The cardinal, who endured long years of imprisonment and forced labor for fidelity to Christ, met with the Pope during a private audience. He was ordained 70 years ago on April 7, 1956.
Cardinal Ernest Simoni, 97, considered a “living martyr” of the bloody communist persecution in Albania, met at the Vatican with Pope Leo XIV this week in a private audience marked by the remembrance of the testimony of faith of the persecuted Church.
According to Vatican media reports, the cardinal presented the Pontiff with a cross and a relic of the Albanian martyrs “who gave their lives out of fidelity and love for Jesus, and for the salvation of the people of Albania, so that all men may contemplate the smile of heaven,” the cardinal told the Pope.

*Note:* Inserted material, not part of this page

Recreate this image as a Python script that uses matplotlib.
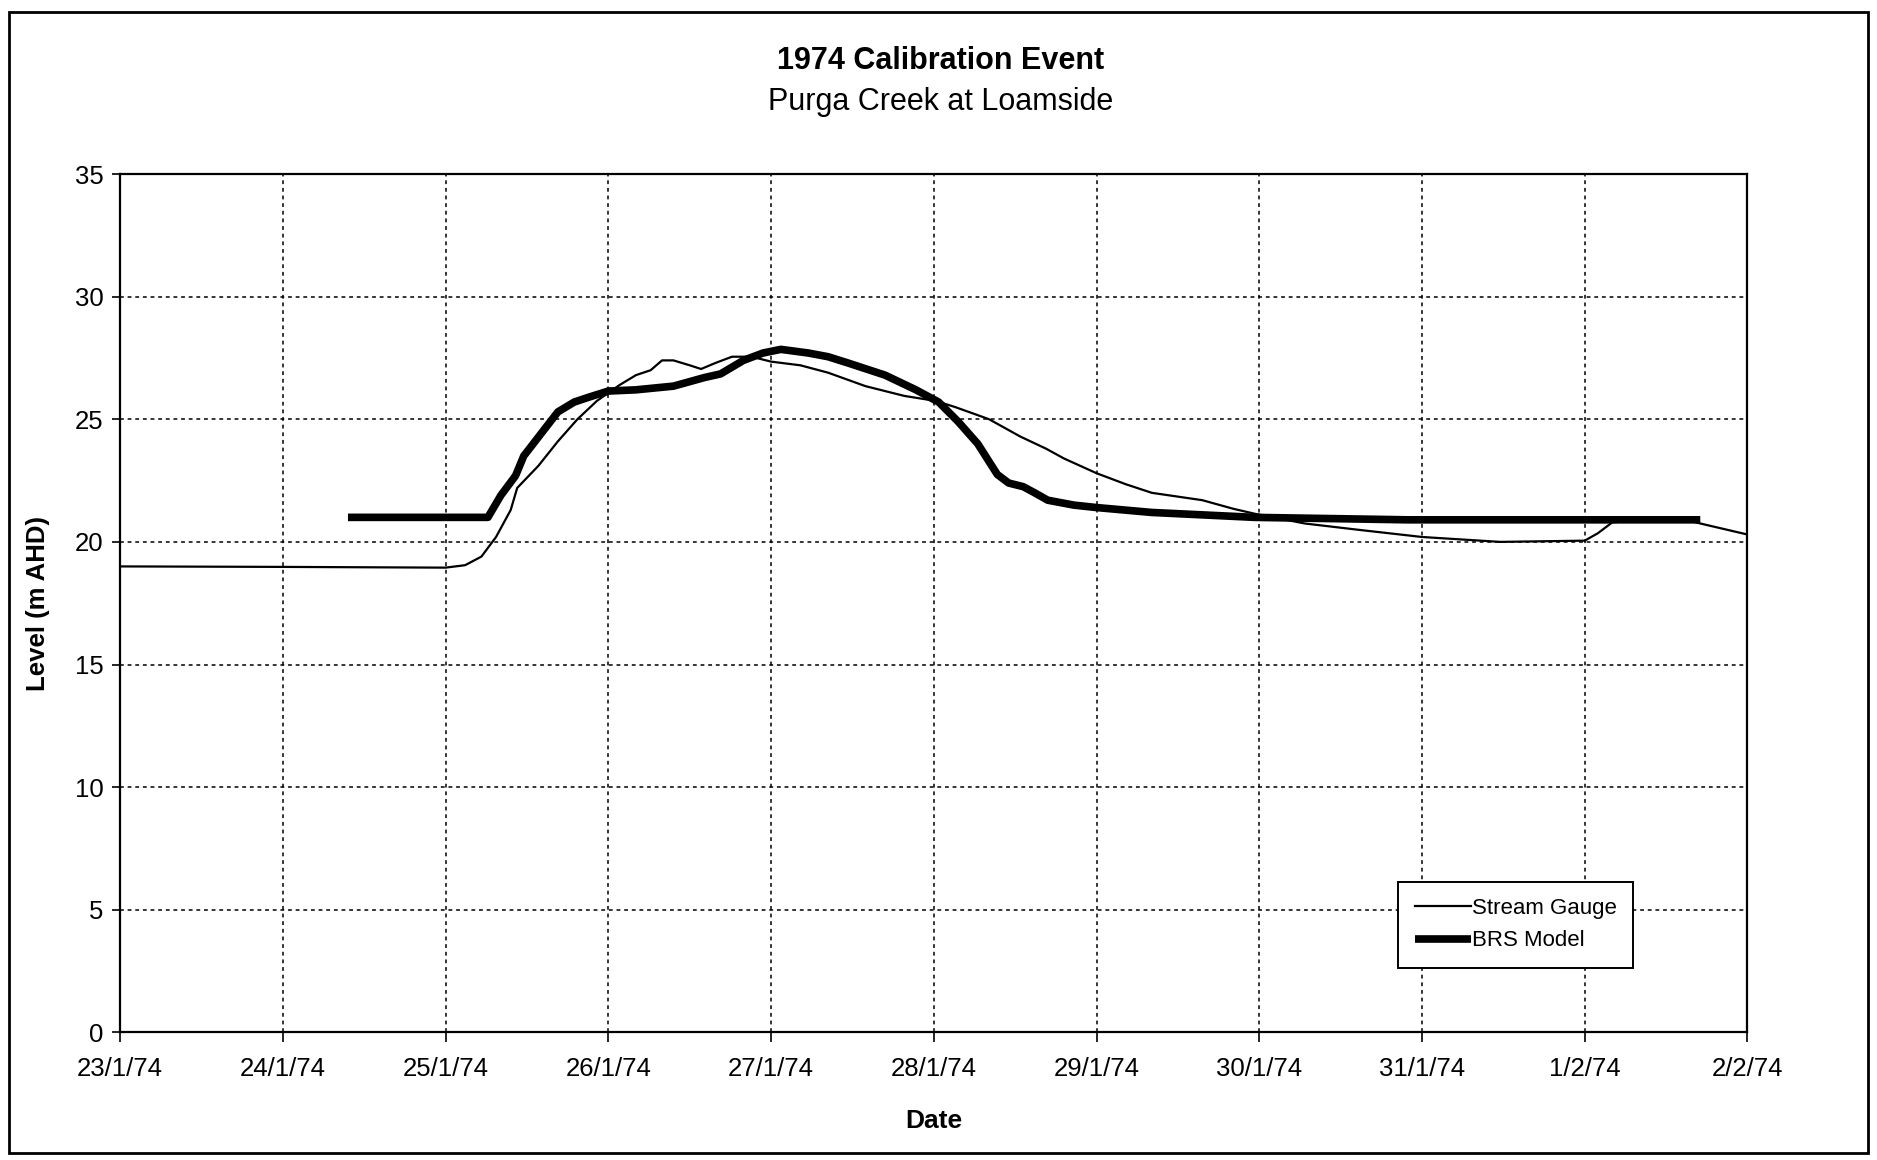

The meeting on April 26, also attended by about 40 of the cardinal’s relatives, took place in “an atmosphere of joy and hope, gazing upon the face of the Holy Father, who represents the face of Jesus, to proclaim to all mankind the good news from heaven, of peace, of fraternity, and of love for all the peoples of the world,” Cardinal Simoni told Vatican media following the meeting.
Ordained a priest in 1956, 12 years after the regime of communist dictator Enver Hoxha came to power, Cardinal Simoni endured the brutal repression of the Catholic Church in the worldʼs first officially atheist state, where all religious practice was prohibited.
The priest was arrested on Christmas Day 1963 and sentenced to death, but the sentence was commuted to forced labor. He spent 18 years in prison and was released in 1981. However, still considered “an enemy of the people,” he was afterward forced to work cleaning out the sewers in the city of Shkodër. He carried out priestly ministry clandestinely until the fall of the regime in 1990.
Despite the absolute ban on worship, during his imprisonment he celebrated Mass daily, resorting to ingenious subterfuges to go undetected. Since he celebrated Mass in Latin, his jailers thought he had gone mad and was merely babbling incomprehensible words.
In 2014, when Pope Francis visited Albania, the testimony of this now-elderly priest moved him to tears. In 2016, Francis created him a cardinal, publicly thanking him for a life of dedication that “does good to the Church.”
On April 7 this year, the cardinal celebrated the 70th anniversary of his priestly ordination. Two days earlier, on Easter Sunday, he accompanied Leo XIV during the urbi et orbi (“to the city and the world”) message and blessing from the central loggia of St. Peterʼs Basilica.
Cardinal Simoni described the audience with the Pontiff as “a special grace by the Holy Spirit and also by the Holy Father: to proclaim together, to all the peoples of the world, the peace that comes from heaven, that most sweet peace, spiritual joy, and the joy of the Resurrection.”